Manntra must be one of the most polarizing bands arriving from Croatia, who people either seem to love or hate. The band’s beginnings could be traced all the way to 2007, when guitarist/vocalist Marko Matijević Sekul and bassist Zoltan Lečei formed an industrial metal band Omega Lithium. With Omega Lithium they managed to release 2 full-length albums and gain popularity outside Croatia, most notably in Germany. They toured throughout Germany and played on some of the best known German metal festivals. In 2011 Omega Lithium split-up and Manntra emerged out of the ashes. Marko and Zoltan were soon joined by a drummer Andrea Kert and around that time a second guitarist Marko Purišić also joined. They released two albums “Horizont” and “Venera”, which sounded like a continuation of Omega Lithium, albeit a bit more commercial and with some folk elements included in the music. Afterwards, Marko Purišić and Zoltan Lečei left the band and they were replaced by guitarist Boris Kolarić and bassist Danijel Šćuric, who was soon after replaced by Maja Kolarić and third guitarist Filip Majdak joined. At that time the band got noticed by German medieval rockers In Extremo, who helped the band’s breakthrough in Germany. In 2017, the band released their third album “Meridian”, which saw the band’s sound shifting towards more traditional folk metal and In Extremo’s vocalist Michael Rhein was featured on the album’s title track. Afterwards, the band toured throughout Europe (also played on Wacken Open Air) and had another line-up change with Filip Majdak leaving and Marko Purišić returning to the band. Thus, came the fourth entry in the band’s discography called “Oyka!”.

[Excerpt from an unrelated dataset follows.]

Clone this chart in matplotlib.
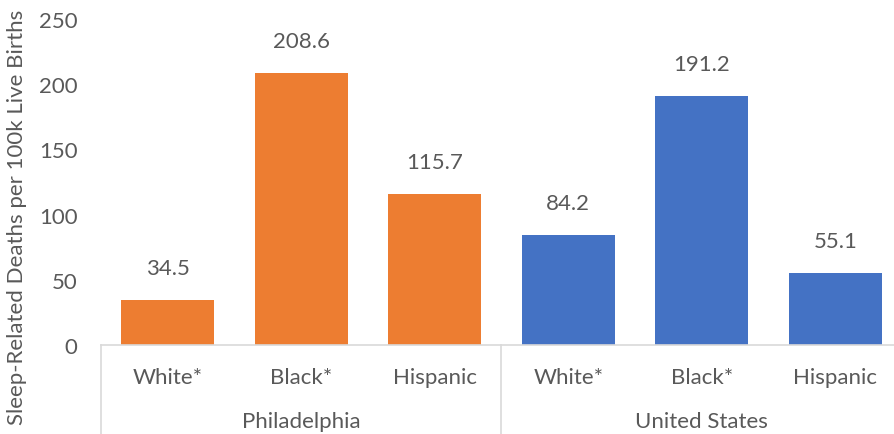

The band started a promotion of this album by applying for Croatia’s choice for the Eurovision song, on which they presented the first single from the album called “In the Shadows”. The song showcased the band’s usual modern sound combined with traditional Croatian folk music and it was a pretty good indicator of what this album will be like. Sound mixture on this album could easily bring Eluveitie to mind. However, the sound on this album shares more similarities with bands of Eluveitie’s former members Cellar Darling and Irij than it does with Eluveitie itself. The folk elements on this album are way stronger than they are on their previous records. Bagpipes and traditional Croatian choirs are used frequently throughout the album and they give the album an overall pleasant folky feel.
Another noteworthy fact is that on this album the lyrics are mostly in English, while on the previous albums the lyrics were completely in Croatian. There is even one song completely sung in German called Murter, which features the band’s more and more frequent collaborator Michael Rhein. For those who don’t understand German, there is also a Croatian version of this song on the album, no English version though. This track also features one of the band’s first attempts at a guitar solo. The other track that features a guitar solo is “Fire in the Sky”, which is quite possibly the best song on the album. The song also features the band’s first attempt at growling. However, due to the fact that Marko has naturally raspy vocals the attempt comes across as barely noticeable.
The band’s biggest weakness might easily be Marko’s vocals. His raspy vocal style is not the one that sits well with everybody, but on this album it doesn’t really harm the songs in any way. It is not the strongest vocal performance captured on a record, but it is ok. The other thing which might be considered a weakness are the lyrics, which vary a lot in quality. For example, we have “Rakhia”, a typically folk metal party song stylistically reminiscent of Alestorm, which works well on the musical level. But on the lyrical level not so much because the lyrics of this song are problematic to say the least. On the other hand, we have a semi-ballad “Everlasting”, which has some of the best lyrics this band has ever written and offers some very good storytelling.
This album shows the band experimenting with many new ideas, of which some work better while other not so well. The band has made some noticeable improvements compared to their previous releases. There are still things the band could improve upon, but overall this is a very solid record. It is a very fun listening experience, which every folk metal fan could easily find enjoyable. So I personally recommend checking out this album if you are a folk metal fan. Even if you are not, check it out anyway because you still might find something for yourself to enjoy.